A L’ABBÉ COMTE DE GUASCO.


Mon cher ami, vous volez dans les vastes régions de l’air, je ne fais que marcher, et nous ne nous rencontrons pas. Dès que j’ai été libre de quitter Paris, je n’ai pas manqué de venir ici, où j’avois des affaires considérables. Je pars dans ce moment pour Clérac, et j’ai avancé mon voyage d’un mois pour trouver M. le duc d’Aiguillon, et finir avec lui [1], parce que ses gens d’affaires barbouillent plus qu’ils n’ont jamais fait. J’ai envoyé le tonneau de vin à mylord Eliban, que vous m’avez demandé pour lui.
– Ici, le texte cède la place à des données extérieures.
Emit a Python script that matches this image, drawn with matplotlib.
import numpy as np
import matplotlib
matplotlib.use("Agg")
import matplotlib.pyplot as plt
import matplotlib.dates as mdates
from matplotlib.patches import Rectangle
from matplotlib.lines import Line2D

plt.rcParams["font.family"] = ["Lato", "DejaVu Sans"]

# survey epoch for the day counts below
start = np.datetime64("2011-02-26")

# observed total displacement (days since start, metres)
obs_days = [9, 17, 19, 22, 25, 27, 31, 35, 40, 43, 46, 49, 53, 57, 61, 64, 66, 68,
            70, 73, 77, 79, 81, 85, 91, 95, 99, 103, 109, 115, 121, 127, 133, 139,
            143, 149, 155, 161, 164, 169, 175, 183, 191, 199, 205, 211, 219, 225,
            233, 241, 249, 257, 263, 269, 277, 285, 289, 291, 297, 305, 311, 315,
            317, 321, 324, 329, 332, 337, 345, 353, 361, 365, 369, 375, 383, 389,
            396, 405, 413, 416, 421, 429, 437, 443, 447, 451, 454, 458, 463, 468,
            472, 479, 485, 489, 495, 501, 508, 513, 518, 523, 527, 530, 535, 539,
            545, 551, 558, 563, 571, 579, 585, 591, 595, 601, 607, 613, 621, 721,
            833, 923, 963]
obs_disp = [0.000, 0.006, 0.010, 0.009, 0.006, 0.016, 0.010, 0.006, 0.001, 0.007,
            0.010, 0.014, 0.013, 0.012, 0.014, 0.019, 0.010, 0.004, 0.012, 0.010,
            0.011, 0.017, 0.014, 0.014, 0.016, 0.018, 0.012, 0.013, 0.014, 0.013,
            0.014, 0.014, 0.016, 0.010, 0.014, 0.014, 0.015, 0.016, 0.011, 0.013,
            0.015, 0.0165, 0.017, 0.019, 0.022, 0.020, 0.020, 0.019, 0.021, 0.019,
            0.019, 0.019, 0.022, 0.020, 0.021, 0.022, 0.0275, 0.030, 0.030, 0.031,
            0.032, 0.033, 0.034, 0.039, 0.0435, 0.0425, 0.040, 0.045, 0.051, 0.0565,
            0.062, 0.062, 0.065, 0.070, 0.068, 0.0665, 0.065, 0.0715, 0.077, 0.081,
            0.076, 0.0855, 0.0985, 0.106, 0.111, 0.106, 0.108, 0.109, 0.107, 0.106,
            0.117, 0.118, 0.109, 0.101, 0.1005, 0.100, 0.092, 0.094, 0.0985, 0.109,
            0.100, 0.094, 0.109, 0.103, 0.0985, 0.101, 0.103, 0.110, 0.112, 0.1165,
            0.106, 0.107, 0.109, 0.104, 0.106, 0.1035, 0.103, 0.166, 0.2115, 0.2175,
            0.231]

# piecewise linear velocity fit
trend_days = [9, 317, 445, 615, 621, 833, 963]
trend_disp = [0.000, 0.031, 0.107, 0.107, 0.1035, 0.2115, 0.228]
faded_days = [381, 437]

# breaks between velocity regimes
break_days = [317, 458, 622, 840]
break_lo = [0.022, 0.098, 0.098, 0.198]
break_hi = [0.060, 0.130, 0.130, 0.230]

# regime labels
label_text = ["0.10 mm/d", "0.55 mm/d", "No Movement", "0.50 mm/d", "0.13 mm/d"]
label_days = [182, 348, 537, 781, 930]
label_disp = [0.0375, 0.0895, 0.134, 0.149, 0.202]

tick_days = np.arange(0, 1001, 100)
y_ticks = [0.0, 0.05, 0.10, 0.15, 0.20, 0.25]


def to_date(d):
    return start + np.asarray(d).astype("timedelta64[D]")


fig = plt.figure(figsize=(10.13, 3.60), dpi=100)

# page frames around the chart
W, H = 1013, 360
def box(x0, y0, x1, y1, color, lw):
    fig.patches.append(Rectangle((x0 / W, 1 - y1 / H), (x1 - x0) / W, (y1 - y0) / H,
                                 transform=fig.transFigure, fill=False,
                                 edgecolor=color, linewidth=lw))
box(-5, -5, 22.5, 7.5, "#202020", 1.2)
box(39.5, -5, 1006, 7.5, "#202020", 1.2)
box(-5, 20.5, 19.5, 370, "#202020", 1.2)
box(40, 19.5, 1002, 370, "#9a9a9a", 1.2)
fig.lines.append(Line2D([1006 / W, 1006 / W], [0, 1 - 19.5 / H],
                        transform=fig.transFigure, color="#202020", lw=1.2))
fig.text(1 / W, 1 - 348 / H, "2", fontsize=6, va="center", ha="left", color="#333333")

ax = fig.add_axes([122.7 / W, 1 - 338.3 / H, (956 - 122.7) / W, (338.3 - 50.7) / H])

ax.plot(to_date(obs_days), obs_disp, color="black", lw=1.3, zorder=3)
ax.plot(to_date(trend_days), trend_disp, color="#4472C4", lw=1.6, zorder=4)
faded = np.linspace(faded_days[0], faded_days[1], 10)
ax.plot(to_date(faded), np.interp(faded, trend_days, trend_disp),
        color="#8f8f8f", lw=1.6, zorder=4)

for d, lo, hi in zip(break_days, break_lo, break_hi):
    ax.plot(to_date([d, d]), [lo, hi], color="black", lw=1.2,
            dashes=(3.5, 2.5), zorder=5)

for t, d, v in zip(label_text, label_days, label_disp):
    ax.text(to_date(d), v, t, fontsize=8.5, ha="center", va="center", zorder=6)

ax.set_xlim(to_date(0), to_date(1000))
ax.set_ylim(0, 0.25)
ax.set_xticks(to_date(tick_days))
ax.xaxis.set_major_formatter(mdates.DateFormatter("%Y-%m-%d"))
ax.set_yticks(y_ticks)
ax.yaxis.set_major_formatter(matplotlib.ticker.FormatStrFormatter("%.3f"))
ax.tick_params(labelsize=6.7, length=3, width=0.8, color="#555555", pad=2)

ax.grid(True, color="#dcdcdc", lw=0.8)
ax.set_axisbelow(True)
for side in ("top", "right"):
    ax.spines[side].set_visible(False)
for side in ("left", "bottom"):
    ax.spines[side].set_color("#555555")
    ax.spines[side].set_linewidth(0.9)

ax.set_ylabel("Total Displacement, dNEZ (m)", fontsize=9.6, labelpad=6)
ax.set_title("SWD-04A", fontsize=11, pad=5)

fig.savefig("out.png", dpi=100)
Mylord me le payera ce qu’il voudra ; et s’il veut ajouter à l’amitié ce qu’il voudra retrancher du prix, il me fera un présent immense : vous pouvez lui mander qu’il pourra le garder tant qu’il voudra, même quinze ans s’il veut ; mais il ne faut pas qu’il le mêle avec d’autres vins, et il peut être sûr qu’il l’a immédiatement comme je l’ai reçu de Dieu ; il n’est pas passé par les mains des marchands.
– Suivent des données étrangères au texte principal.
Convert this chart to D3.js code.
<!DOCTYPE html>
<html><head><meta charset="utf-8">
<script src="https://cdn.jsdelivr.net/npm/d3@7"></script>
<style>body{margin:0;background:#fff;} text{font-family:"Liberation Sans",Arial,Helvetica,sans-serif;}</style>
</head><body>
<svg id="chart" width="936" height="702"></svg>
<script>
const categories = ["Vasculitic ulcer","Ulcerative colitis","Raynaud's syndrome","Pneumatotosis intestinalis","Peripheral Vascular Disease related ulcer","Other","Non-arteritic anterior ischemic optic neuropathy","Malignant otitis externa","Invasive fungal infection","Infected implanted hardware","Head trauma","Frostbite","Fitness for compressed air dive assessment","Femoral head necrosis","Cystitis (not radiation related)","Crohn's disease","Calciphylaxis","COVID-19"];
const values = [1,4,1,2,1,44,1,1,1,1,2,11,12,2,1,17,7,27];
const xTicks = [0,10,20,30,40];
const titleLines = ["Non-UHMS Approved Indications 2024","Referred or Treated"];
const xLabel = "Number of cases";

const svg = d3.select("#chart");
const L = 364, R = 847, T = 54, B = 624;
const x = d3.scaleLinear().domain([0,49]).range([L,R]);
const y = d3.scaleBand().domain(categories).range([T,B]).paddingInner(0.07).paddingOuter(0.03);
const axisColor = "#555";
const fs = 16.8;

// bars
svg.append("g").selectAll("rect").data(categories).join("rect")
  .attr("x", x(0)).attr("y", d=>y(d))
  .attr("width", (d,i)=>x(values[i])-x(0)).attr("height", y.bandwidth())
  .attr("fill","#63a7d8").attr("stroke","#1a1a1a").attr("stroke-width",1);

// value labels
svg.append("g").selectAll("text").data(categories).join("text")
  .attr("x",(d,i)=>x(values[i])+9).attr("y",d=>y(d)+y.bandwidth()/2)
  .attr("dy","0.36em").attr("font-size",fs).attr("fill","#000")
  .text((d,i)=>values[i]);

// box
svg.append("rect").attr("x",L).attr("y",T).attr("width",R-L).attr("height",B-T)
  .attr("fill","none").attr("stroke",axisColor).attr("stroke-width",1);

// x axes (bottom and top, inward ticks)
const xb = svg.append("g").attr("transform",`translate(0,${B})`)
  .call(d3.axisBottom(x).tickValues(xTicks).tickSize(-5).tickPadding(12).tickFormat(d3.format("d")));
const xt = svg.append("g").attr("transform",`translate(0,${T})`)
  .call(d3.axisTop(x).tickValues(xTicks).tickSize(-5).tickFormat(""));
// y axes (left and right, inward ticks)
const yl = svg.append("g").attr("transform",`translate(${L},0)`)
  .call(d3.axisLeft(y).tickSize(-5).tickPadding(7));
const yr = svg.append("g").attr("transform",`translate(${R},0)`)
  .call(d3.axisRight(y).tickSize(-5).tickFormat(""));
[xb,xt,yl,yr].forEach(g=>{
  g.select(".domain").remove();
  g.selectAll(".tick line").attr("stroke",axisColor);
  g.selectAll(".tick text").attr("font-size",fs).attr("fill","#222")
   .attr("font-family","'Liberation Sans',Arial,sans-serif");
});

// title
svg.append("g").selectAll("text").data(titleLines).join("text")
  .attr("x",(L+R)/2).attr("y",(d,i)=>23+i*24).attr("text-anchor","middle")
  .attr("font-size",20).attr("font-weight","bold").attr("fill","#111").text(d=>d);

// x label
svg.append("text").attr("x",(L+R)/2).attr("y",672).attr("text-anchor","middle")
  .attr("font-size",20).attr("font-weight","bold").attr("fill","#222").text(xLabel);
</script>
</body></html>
Mon cher abbé, à votre retour d’Italie, pourquoi ne passeriez-vous pas par Bordeaux, et ne voudriez-vous pas voir vos amis, et le château de la Brède, que j’ai si fort embelli depuis que vous ne l’avez vu ? c’est le plus beau lieu champêtre que je connoisse.


Sunt mihi Cœlicolæ, sunt cætera numina Fauni.
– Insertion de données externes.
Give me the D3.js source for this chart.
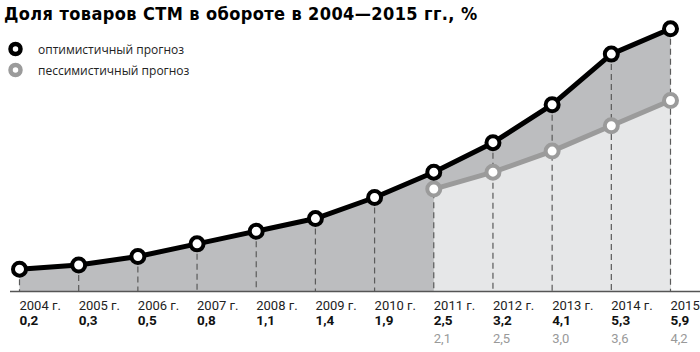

  1. Des biens, sous la seigneurie d’Aiguillon, causoient un procès qui duroit depuis longtemps, au sujet du franc-aleu : procès qui avoit failli le brouiller avec madame la duchesse d’Aiguillon, son ancienne amie, et qui lui tenoit, par cette raison, fort à cœur de le voir terminé. (GUASCO.)